Institutions to protect and promote Zambia's culture were created, including the National Heritage Conservation Commission. Private museums were also founded and cultural villages were established to promote the expression of artistic talents.

Music and Dance
Quiet beauty, bustle, bounding life or brimming joy characterise many aspects of music and dance in Zambia. Emphasis varies from breathless acrobatic spectacle amid propulsive drumming to fine subtleties of sound and movement.

Many traditional instruments are still played throughout the country, although the desire for western instruments increases. The more common ones are the hand piano, a small instrument with iron keys mounted on a rectangular box and plucked by both thumbs. Or the silimba, a xylophone type instrument with a range of flat wooden keys mounted over gourds. The most common of course is the drum and drumming plays an important part of rituals, ceremonies, celebrations and community communication.

Dance is an important part of musical expression among Africans and along with the ideas they express, serve as reflectors of life and thought over the centuries - of times of turmoil and peace, tension and confidence, retreat and advance, conquest and defeat.

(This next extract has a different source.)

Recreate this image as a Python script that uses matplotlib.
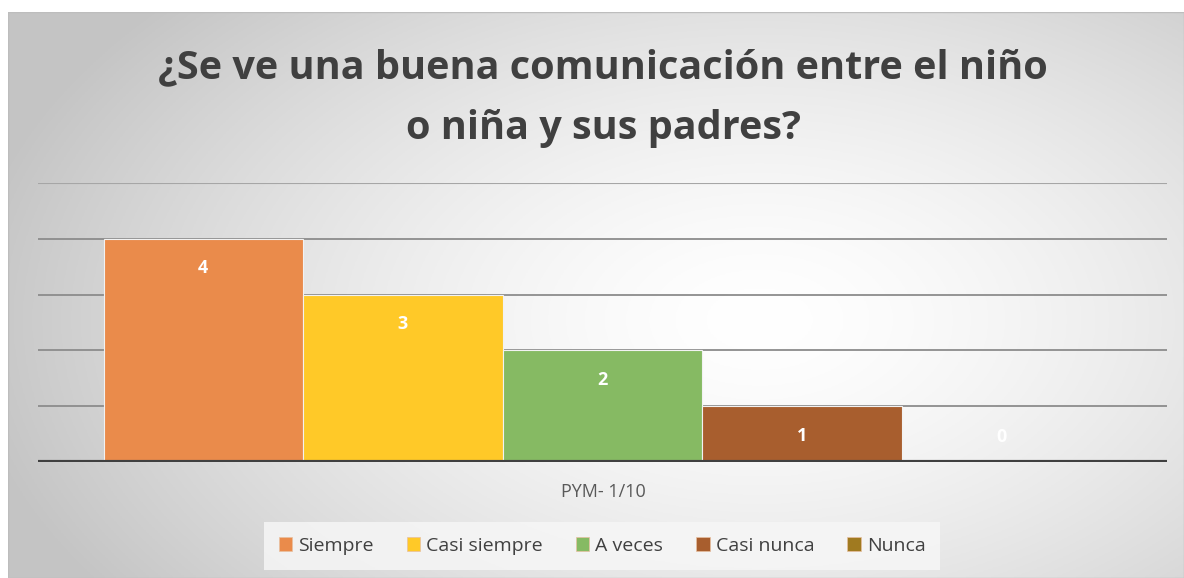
import numpy as np
import matplotlib
matplotlib.use("Agg")
import matplotlib.pyplot as plt
from matplotlib.patches import Rectangle

categories = ["Siempre", "Casi siempre", "A veces", "Casi nunca", "Nunca"]
values = [4, 3, 2, 1, 0]
colors = ["#EA8B4B", "#FFC928", "#86BA63", "#A85E2E", "#A07A20"]
group_label = "PYM- 1/10"
title = "¿Se ve una buena comunicación entre el niño\no niña y sus padres?"

W, H = 1184, 578
fig = plt.figure(figsize=(W / 100, H / 100), dpi=100)
fig.patch.set_facecolor("white")

# background with radial gradient
x0, y0, x1, y1 = 8, 12, 1184, 578
bg = fig.add_axes([x0 / W, 1 - y1 / H, (x1 - x0) / W, (y1 - y0) / H])
bg.set_axis_off()
xx, yy = np.meshgrid(np.linspace(x0, x1, 400), np.linspace(y0, y1, 200))
cx, cy = 760, 320
d = np.sqrt(((xx - cx) / 800) ** 2 + ((yy - cy) / 480) ** 2)
d = np.clip(d, 0, 1)
g = 1.0 - 0.23 * d ** 1.5
img = np.dstack([g, g, g])
bg.imshow(img, aspect="auto", extent=[0, 1, 0, 1], origin="upper")
bg.add_patch(Rectangle((0, 0), 1, 1, transform=bg.transAxes, fill=False,
                       edgecolor="#bdbdbd", lw=1))
bg.set_xlim(0, 1)
bg.set_ylim(0, 1)

# main axes
ax_l, ax_r, ax_t, ax_b = 38, 1167, 183, 462
ax = fig.add_axes([ax_l / W, 1 - ax_b / H, (ax_r - ax_l) / W, (ax_b - ax_t) / H])
ax.patch.set_alpha(0)
n = len(categories)
group_w = 998 / 1129
bw = group_w / n
xs = -group_w / 2 + bw / 2 + np.arange(n) * bw
ax.set_xlim(-0.5, 0.5)
ax.set_ylim(0, 5)
for y in range(1, 6):
    ax.axhline(y, color="#a6a6a6" if y == 5 else "#8c8c8c", lw=1.3 if y < 5 else 0.8, zorder=0)
bars = ax.bar(xs, values, width=bw, color=colors, edgecolor="#f2f2f2", linewidth=0.8, zorder=2)
ax.axhline(0, color="#404040", lw=3, zorder=3)
for xv, v in zip(xs, values):
    ax.text(xv, v - 0.53 if v > 0 else 0.45, str(v), ha="center", va="center",
            color="white", fontsize=13, fontweight="bold", family="Open Sans", zorder=4)
for s in ax.spines.values():
    s.set_visible(False)
ax.set_xticks([])
ax.set_yticks([])

fig.text(603 / W, 1 - 98 / H, title, ha="center", va="center", fontsize=28.5,
         fontweight="bold", color="#404040", family="Open Sans", linespacing=1.72)
fig.text(603 / W, 1 - 492 / H, group_label, ha="center", va="center", fontsize=13,
         color="#595959", family="Open Sans")

# legend
handles = [Rectangle((0, 0), 1, 1, facecolor=c, edgecolor="#e8c0a0", lw=0.5) for c in colors]
leg = fig.legend(handles, categories, loc="center", bbox_to_anchor=(602 / W, 1 - 546 / H),
                 ncol=n, frameon=True, handlelength=0.7, handleheight=0.7,
                 handletextpad=0.3, columnspacing=1.7, borderpad=0.45,
                 prop={"family": "Open Sans", "size": 14})
leg.get_frame().set_facecolor("#f6f6f6")
leg.get_frame().set_edgecolor("none")
leg.get_frame().set_alpha(0.85)
leg.get_frame().set_boxstyle("square")
for t in leg.get_texts():
    t.set_color("#404040")

fig.savefig("out.png", dpi=100)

The influence of the west and the rest of Africa is well entrenched in music tastes of the current generation in Zambia. In the big towns, night clubs and shebeens belt the sounds of Kwela and rumba and many local bands play to the increasingly westernised youth.

Arts & Crafts
Zambia's diverse cultures bring with them a wide variety of traditional skills. Crafts can be found in great variety if not in abundance and among them is some of the finest basketry in Africa. The economy of most of the crafts people is based on fishing, cattle or the cultivation of crops. Craftwork is often done seasonally to supplement the incomes of many families. It was originally intended for barter and made according to the needs of other villagers. To many, especially the subsistence farmers, craftwork is their only means of earning cash.

Traditionally made pots and baskets in the more populated areas however, are being replaced by commercially manufactured utility items made of plastic or tin. A large part of the new generation are losing these traditional skills because of a lessening demand and others have begun to make more modern items like lampshades, shopping and laundry baskets and furniture.

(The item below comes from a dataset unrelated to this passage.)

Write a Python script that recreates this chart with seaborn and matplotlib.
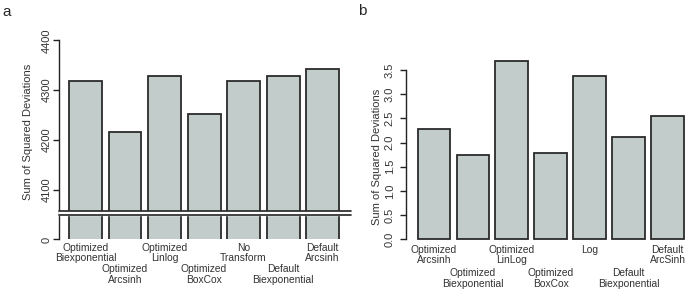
import pandas as pd
import seaborn as sns
import matplotlib.pyplot as plt

# Panel a: sums of squared deviations (broken axis, lower part labelled 0)
labels_a = ['Optimized\nBiexponential', 'Optimized\nArcsinh', 'Optimized\nLinlog',
            'Optimized\nBoxCox', 'No\nTransform', 'Default\nBiexponential', 'Default\nArcsinh']
values_a = [4319, 4215, 4329, 4252, 4319, 4329, 4343]
ticks_a = [4000, 4100, 4200, 4300, 4400]
ticklabels_a = ['0', '4100', '4200', '4300', '4400']

# Panel b
labels_b = ['Optimized\nArcsinh', 'Optimized\nBiexponential', 'Optimized\nLinLog',
            'Optimized\nBoxCox', 'Log', 'Default\nBiexponential', 'Default\nArcSinh']
values_b = [2.27, 1.74, 3.68, 1.79, 3.37, 2.11, 2.55]
ticks_b = [0.0, 0.5, 1.0, 1.5, 2.0, 2.5, 3.0, 3.5]

sns.set_theme(style="white")
plt.rcParams['font.family'] = ['Liberation Sans', 'DejaVu Sans']

bar_color = '#c2cccb'
edge_color = '#2b2b2b'
text_color = '#333333'

fig = plt.figure(figsize=(6.85, 2.91), dpi=100)
ax_a = fig.add_axes([0.0861, 0.177, 0.4263, 0.6845])
ax_b = fig.add_axes([0.5923, 0.1777, 0.4077, 0.6316])


def draw_panel(ax, labels, values, width, pad_top, pad_low, clip):
    df = pd.DataFrame({'label': labels, 'value': values})
    sns.barplot(data=df, x='label', y='value', ax=ax, color=bar_color,
                saturation=1, width=width, edgecolor=edge_color, linewidth=1.3)
    for p in ax.patches:
        p.set_clip_on(clip)
    ax.set_xlabel('')
    ax.set_ylabel('Sum of Squared Deviations', fontsize=8, color=text_color)
    for side in ['top', 'right', 'bottom']:
        ax.spines[side].set_visible(False)
    ax.spines['left'].set_color('#222222')
    ax.spines['left'].set_linewidth(1.0)
    # staggered labels: odd positions on top row, even positions below
    pos = list(range(len(labels)))
    ax.set_xticks(pos[0::2], labels[0::2])
    ax.set_xticks(pos[1::2], labels[1::2], minor=True)
    ax.tick_params(axis='x', which='both', length=0, labelsize=7.4, labelcolor=text_color)
    ax.tick_params(axis='x', which='major', pad=pad_top)
    ax.tick_params(axis='x', which='minor', pad=pad_low)
    for t in ax.get_xticklabels(which='both'):
        t.set_linespacing(1.08)
        t.set_ha('center')


# ---- panel a
draw_panel(ax_a, labels_a, values_a, 0.835, 2.3, 17.8, True)
ax_a.set_ylim(4000, 4400)
ax_a.set_xlim(-0.671, 6.72)
ax_a.set_yticks(ticks_a, ticklabels_a)
ax_a.tick_params(axis='y', length=4, width=1, color='#222222', pad=1.5,
                 labelsize=8, labelcolor=text_color, left=True)
for t in ax_a.get_yticklabels():
    t.set_rotation(90)
    t.set_va('center')
ax_a.yaxis.set_label_coords(-0.09, 0.54)

# axis break band
ax_a.axhspan(4050, 4058, xmin=0, xmax=1, color='white', zorder=5, clip_on=False)
ax_a.axhline(4050, color='#222222', lw=1.2, zorder=6, clip_on=False)
ax_a.axhline(4058, color='#222222', lw=1.2, zorder=6, clip_on=False)

# ---- panel b
draw_panel(ax_b, labels_b, values_b, 0.84, 4.0, 21.0, False)
ax_b.set_ylim(0, 3.8)
ax_b.set_xlim(-0.727, 6.45)
ax_b.spines['left'].set_bounds(0, 3.5)
ax_b.set_yticks(ticks_b, [f'{v:.1f}' for v in ticks_b])
ax_b.tick_params(axis='y', length=4, width=1, color='#222222', pad=4,
                 labelsize=8, labelcolor=text_color, left=True)
for t in ax_b.get_yticklabels():
    t.set_rotation(90)
    t.set_va('center')
ax_b.yaxis.set_label_coords(-0.086, 0.45)

fig.text(0.004, 0.958, 'a', fontsize=11, va='center', ha='left')
fig.text(0.522, 0.962, 'b', fontsize=11, va='center', ha='left')

fig.savefig('out.png', dpi=100)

Fortunately there are organisations such as Zintu Handicrafts in Lusaka, the Nayuma Museum in Mongu, the Tonga Museum in Choma and the Moto Moto Museum in Mbala, which aim to stimulate the production of quality craftwork both in traditional forms and where craftwork is a contemporary expression of art.

Basketry, practised by both the men and the women is widespread. The many forms and raw materials used reflect the environment in which they are made: bamboo, liana vines, roots, reeds, grasses, rushes, papyrus palm leaves, bark and sisal. They are decorated with symbolic designs using traditional dyes made from different coloured soils, roots, bark and leaves. The variety of uses for basketry is wide; carrying and storage, fishing traps, beer strainers, flour sieves, sleeping and eating mats and a variety of tableware. The Lozi and Mbunda people in the Western Province are particularly skilled in this field.
It is the men that usually do the woodwork and carving and produce canoes, furniture, walking sticks, utensils and food bowls as well as masks, drums and a variety of animal forms. The potters are usually, though not always women who work the clay and then fire them on open fires or pits.